Les cas qui ont été évoqués relevaient de situations de handicaps forts éveillant dans nos auteurs les possibilités de maternage vis-à-vis de personnes non autonomes. Le centrage sur les personnages porteuses de handicap s’explique par la difficulté particulière à mettre en place la bientraitance dans ces situations : incompréhension, agacement, rejet, invisibilisation, banalisation, déni, mais aussi culpabilité de ne pas être suffisamment soignants, de ne pas sortir les patients de leur dépendance et/ou leur souffrance.
Que ce soit dans le cas d’une patiente gravement limitée dans ses relations sociales et affectives par une anorexie majeure, les adolescents présentant des troubles du développement affectif ou les patients âgés présentant des troubles cognitifs et ceux en fin de vie.
Comment être bientraitants lorsque nous sommes en difficulté par rapport à notre idéal de métier, lorsque la situation à laquelle nous sommes confrontée ne nous permet pas de mettre en œuvre nos compétences et notre savoir faire habituel, lorsque notre cerveau ne recevra pas, en retour de l’énergie, du temps et de l’empathie accordée, la récompense dont il a besoin pour être en équilibre.

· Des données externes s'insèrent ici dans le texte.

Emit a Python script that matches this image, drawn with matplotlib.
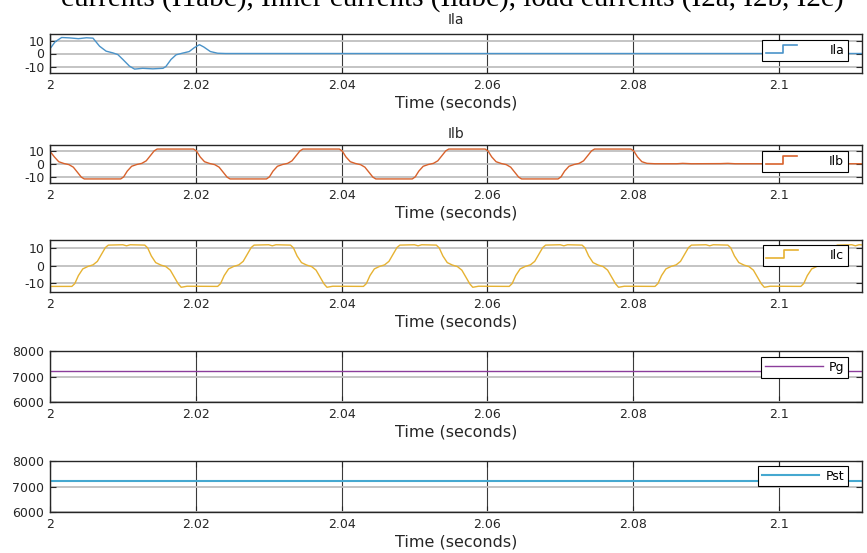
import numpy as np
import matplotlib
matplotlib.use('Agg')
from matplotlib import pyplot as plt
from matplotlib.legend_handler import HandlerBase
from matplotlib.lines import Line2D

plt.rcParams['font.family'] = ['DejaVu Sans']
plt.rcParams['axes.unicode_minus'] = False

# time axis in ms after t = 2 s
t_ila = [0.0, 0.7, 1.6, 2.7, 3.9, 5.0, 5.9, 6.8, 7.7, 8.6, 9.3, 10.0, 10.9, 11.6,
         12.7, 14.1, 15.5, 15.9, 16.6, 17.3, 18.2, 19.1, 19.8, 20.5, 21.1, 22.0,
         23.0, 24.1, 111.4]
ila = [3.6, 9.0, 12.3, 12.0, 11.4, 12.1, 11.8, 5.6, 1.8, 0.5, -0.8, -4.6, -9.7, -12.0,
       -11.4, -11.8, -11.4, -10.0, -4.6, -1.0, 0.3, 1.5, 4.5, 6.8, 5.0, 1.5,
       0.2, 0.0, 0.0]

t_ilb = [0.0, 0.6, 1.2, 1.9, 2.6, 3.2, 3.8, 4.3, 4.7,
         9.7, 10.1, 10.6, 11.2, 11.9, 12.6, 13.2, 13.8, 14.3, 14.7,
         19.7, 20.1, 20.6, 21.2, 21.9, 22.6, 23.2, 23.8, 24.3, 24.7,
         29.7, 30.1, 30.6, 31.2, 31.9, 32.6, 33.2, 33.8, 34.3, 34.7,
         39.7, 40.1, 40.6, 41.2, 41.9, 42.6, 43.2, 43.8, 44.3, 44.7,
         49.7, 50.1, 50.6, 51.2, 51.9, 52.6, 53.2, 53.8, 54.3, 54.7,
         59.7, 60.1, 60.6, 61.2, 61.9, 62.6, 63.2, 63.8, 64.3, 64.7,
         69.7, 70.1, 70.6, 71.2, 71.9, 72.6, 73.2, 73.8, 74.3, 74.7,
         79.7, 80.1, 80.6, 81.2, 81.9, 83.0, 86.0, 86.8, 88.0, 92.0, 93.0, 94.0, 111.4]
ilb = [10.0, 5.6, 1.8, 0.4, -0.5, -2.5, -6.8, -10.4, -11.8,
       -11.8, -10.2, -5.6, -1.8, -0.4, 0.5, 2.5, 6.8, 10.4, 11.8,
       11.8, 10.2, 5.6, 1.8, 0.4, -0.5, -2.5, -6.8, -10.4, -11.8,
       -11.8, -10.2, -5.6, -1.8, -0.4, 0.5, 2.5, 6.8, 10.4, 11.8,
       11.8, 10.2, 5.6, 1.8, 0.4, -0.5, -2.5, -6.8, -10.4, -11.8,
       -11.8, -10.2, -5.6, -1.8, -0.4, 0.5, 2.5, 6.8, 10.4, 11.8,
       11.8, 10.2, 5.6, 1.8, 0.4, -0.5, -2.5, -6.8, -10.4, -11.8,
       -11.8, -10.2, -5.6, -1.8, -0.4, 0.5, 2.5, 6.8, 10.4, 11.8,
       11.8, 10.2, 5.6, 1.8, 0.5, 0.2, 0.2, 0.5, 0.2, 0.3, 0.5, 0.2, 0.2]

t_ilc = [0.0, 3.0, 3.4, 3.9, 4.5, 5.2, 5.9, 6.5, 7.1, 7.6,
         8.0, 10.0, 10.5, 11.0, 13.0, 13.4, 13.9, 14.5, 15.2, 15.9, 16.5, 17.1, 17.6,
         18.0, 18.8, 23.0, 23.4, 23.9, 24.5, 25.2, 25.9, 26.5, 27.1, 27.6,
         28.0, 30.0, 30.5, 31.0, 33.0, 33.4, 33.9, 34.5, 35.2, 35.9, 36.5, 37.1, 37.6,
         38.0, 38.8, 43.0, 43.4, 43.9, 44.5, 45.2, 45.9, 46.5, 47.1, 47.6,
         48.0, 50.0, 50.5, 51.0, 53.0, 53.4, 53.9, 54.5, 55.2, 55.9, 56.5, 57.1, 57.6,
         58.0, 58.8, 63.0, 63.4, 63.9, 64.5, 65.2, 65.9, 66.5, 67.1, 67.6,
         68.0, 70.0, 70.5, 71.0, 73.0, 73.4, 73.9, 74.5, 75.2, 75.9, 76.5, 77.1, 77.6,
         78.0, 78.8, 83.0, 83.4, 83.9, 84.5, 85.2, 85.9, 86.5, 87.1, 87.6,
         88.0, 90.0, 90.5, 91.0, 93.0, 93.4, 93.9, 94.5, 95.2, 95.9, 96.5, 97.1, 97.6,
         98.0, 98.8, 103.0, 103.4, 103.9, 104.5, 105.2, 105.9, 106.5, 107.1, 107.6,
         108.0, 110.0, 110.5, 111.0, 111.4]
ilc = [-11.8, -11.8, -10.2, -5.6, -1.8, -0.4, 0.5, 2.5, 6.8, 10.4,
       11.8, 12.0, 11.4, 12.0, 11.8, 10.2, 5.6, 1.8, 0.4, -0.5, -2.5, -6.8, -10.4,
       -12.3, -11.7, -11.8, -10.2, -5.6, -1.8, -0.4, 0.5, 2.5, 6.8, 10.4,
       11.8, 12.0, 11.4, 12.0, 11.8, 10.2, 5.6, 1.8, 0.4, -0.5, -2.5, -6.8, -10.4,
       -12.3, -11.7, -11.8, -10.2, -5.6, -1.8, -0.4, 0.5, 2.5, 6.8, 10.4,
       11.8, 12.0, 11.4, 12.0, 11.8, 10.2, 5.6, 1.8, 0.4, -0.5, -2.5, -6.8, -10.4,
       -12.3, -11.7, -11.8, -10.2, -5.6, -1.8, -0.4, 0.5, 2.5, 6.8, 10.4,
       11.8, 12.0, 11.4, 12.0, 11.8, 10.2, 5.6, 1.8, 0.4, -0.5, -2.5, -6.8, -10.4,
       -12.3, -11.7, -11.8, -10.2, -5.6, -1.8, -0.4, 0.5, 2.5, 6.8, 10.4,
       11.8, 12.0, 11.4, 12.0, 11.8, 10.2, 5.6, 1.8, 0.4, -0.5, -2.5, -6.8, -10.4,
       -12.3, -11.7, -11.8, -10.2, -5.6, -1.8, -0.4, 0.5, 2.5, 6.8, 10.4,
       11.8, 12.0, 11.4, 12.0, 11.9]

t_pow = [0.0, 111.4]
pg = [7200, 7200]
pst = [7200, 7200]

xticks = [2.0, 2.02, 2.04, 2.06, 2.08, 2.1]
xticklabels = ['2', '2.02', '2.04', '2.06', '2.08', '2.1']
cur_ticks = [-10, 0, 10]
pow_ticks = [6000, 7000, 8000]

suptitle = 'currents (I1abc), Inner currents (Ilabc), load currents (I2a, I2b, I2c)'


class StepHandler(HandlerBase):
    # MATLAB style stairs sample in the legend
    def create_artists(self, legend, orig_handle, xdescent, ydescent,
                       width, height, fontsize, trans):
        x0 = -xdescent
        w = width * 0.55
        y0 = -ydescent + height * 0.05
        y1 = -ydescent + height * 0.95
        ln = Line2D([x0, x0 + 0.55 * w, x0 + 0.55 * w, x0 + w],
                    [y0, y0, y1, y1], color=orig_handle.get_color(), lw=1.2)
        ln.set_transform(trans)
        return [ln]


fig = plt.figure(figsize=(8.67, 5.53), dpi=100)
W, H = 867.0, 553.0

# (top, bottom) of each panel in pixels
boxes = [(34, 73), (145, 183), (239.5, 292), (351, 402), (461, 512)]
series = [
    (t_ila, ila, '#4a93c9', 1.0, 'Ila', 'Ila', 7, True, (-15, 15), cur_ticks, 0.846),
    (t_ilb, ilb, '#d8622c', 1.0, 'Ilb', 'Ilb', 5, True, (-15, 15), cur_ticks, 0.842),
    (t_ilc, ilc, '#e6b232', 1.0, 'Ilc', None, 0, True, (-15, 15), cur_ticks, 0.895),
    (t_pow, pg, '#8b3d9b', 1.0, 'Pg', None, 0, False, (6000, 8000), pow_ticks, 0.882),
    (t_pow, pst, '#45a8d0', 1.5, 'Pst', None, 0, False, (6000, 8000), pow_ticks, 0.902),
]

left, right = 50, 862
for (top, bot), (tm, vals, col, lw, lab, ttl, tpad, step, ylim, yt, legy) in zip(boxes, series):
    ax = fig.add_axes([left / W, 1 - bot / H, (right - left) / W, (bot - top) / H])
    t = 2.0 + np.array(tm) / 1000.0
    line, = ax.plot(t, vals, color=col, lw=lw, label=lab)
    ax.set_xlim(2.0, 2.1114)
    ax.set_ylim(*ylim)
    ax.set_xticks(xticks)
    ax.set_xticklabels(xticklabels)
    ax.set_yticks(yt)
    ax.grid(axis='x', color='#3a3a3a', lw=0.8)
    ax.grid(axis='y', color='#bfbfbf', lw=1.3)
    ax.set_axisbelow(True)
    ax.tick_params(direction='in', top=True, right=True, length=4, width=0.8,
                   labelsize=9, colors='#262626', pad=4)
    for sp in ax.spines.values():
        sp.set_linewidth(1.0)
        sp.set_color('#262626')
    ax.set_xlabel('Time (seconds)', fontsize=11.5, color='#262626', labelpad=3)
    if ttl:
        ax.set_title(ttl, fontsize=10, color='#262626', pad=tpad)
    hmap = {line: StepHandler()} if step else None
    leg = ax.legend(handles=[line], loc='upper right',
                    bbox_to_anchor=((848 - left) / (right - left), legy),
                    borderaxespad=0, fontsize=9, handlelength=4.6, handletextpad=0.5,
                    borderpad=0.3, fancybox=False, framealpha=1, edgecolor='black',
                    handler_map=hmap)
    leg.get_frame().set_linewidth(0.8)

fig.text(452 / W, 1 - 6 / H, suptitle, ha='center', va='baseline',
         family='Liberation Serif', fontsize=21, color='black')

fig.savefig('out.png', dpi=100)
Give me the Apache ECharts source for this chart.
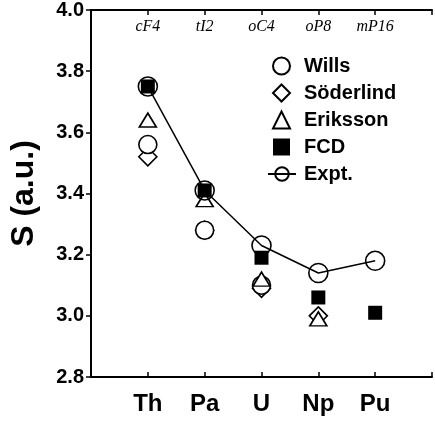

Nous ne sommes pas des superhéros, nous sommes des êtres humains en recherche d’homéostasie, portés par une histoire particulière à nous tourner vers le soin de l’autre.
La bientraitance c’est aussi prendre conscience que si le patient ne choisit pas la solution qui nous parait idéale pour résoudre ses problèmes, c’est qu’elle ne répond pas à ses attentes, besoins et craintes. Le patient nous parait parfois ambivalent ou incohérent car il n’est pas égal à lui-même dans tous les moments et les aspects de sa vie. Il ne faut pas juger trop vite qu’il est capable, incapable, désireux ou non désireux de résoudre un problème ou réaliser une action. Restons ouvert pour l’aider à réfléchir, à élaborer.
Le refus de soin est lui aussi une situation qui met à l’épreuve nos capacités de bientraitance car il nous déstabilise dans ce que nous croyons être notre rôle, surtout lorsque le patient semble n’en faire qu’à sa tête en se reposant sur la toute puissance de l’hôpital et des thérapeutiques médicamenteuses. Pourtant quoi de plus humain que de vouloir éviter la souffrance même quand on ne tient plus vraiment à la vie.
Comme toujours, la résonance a pointé son nez avec son cortège de blocages et d’émotions parfois inattendues nous permettant de repérer ces vécus et ces représentations qui nous amènent dans des positions plus profanes que professionnelles.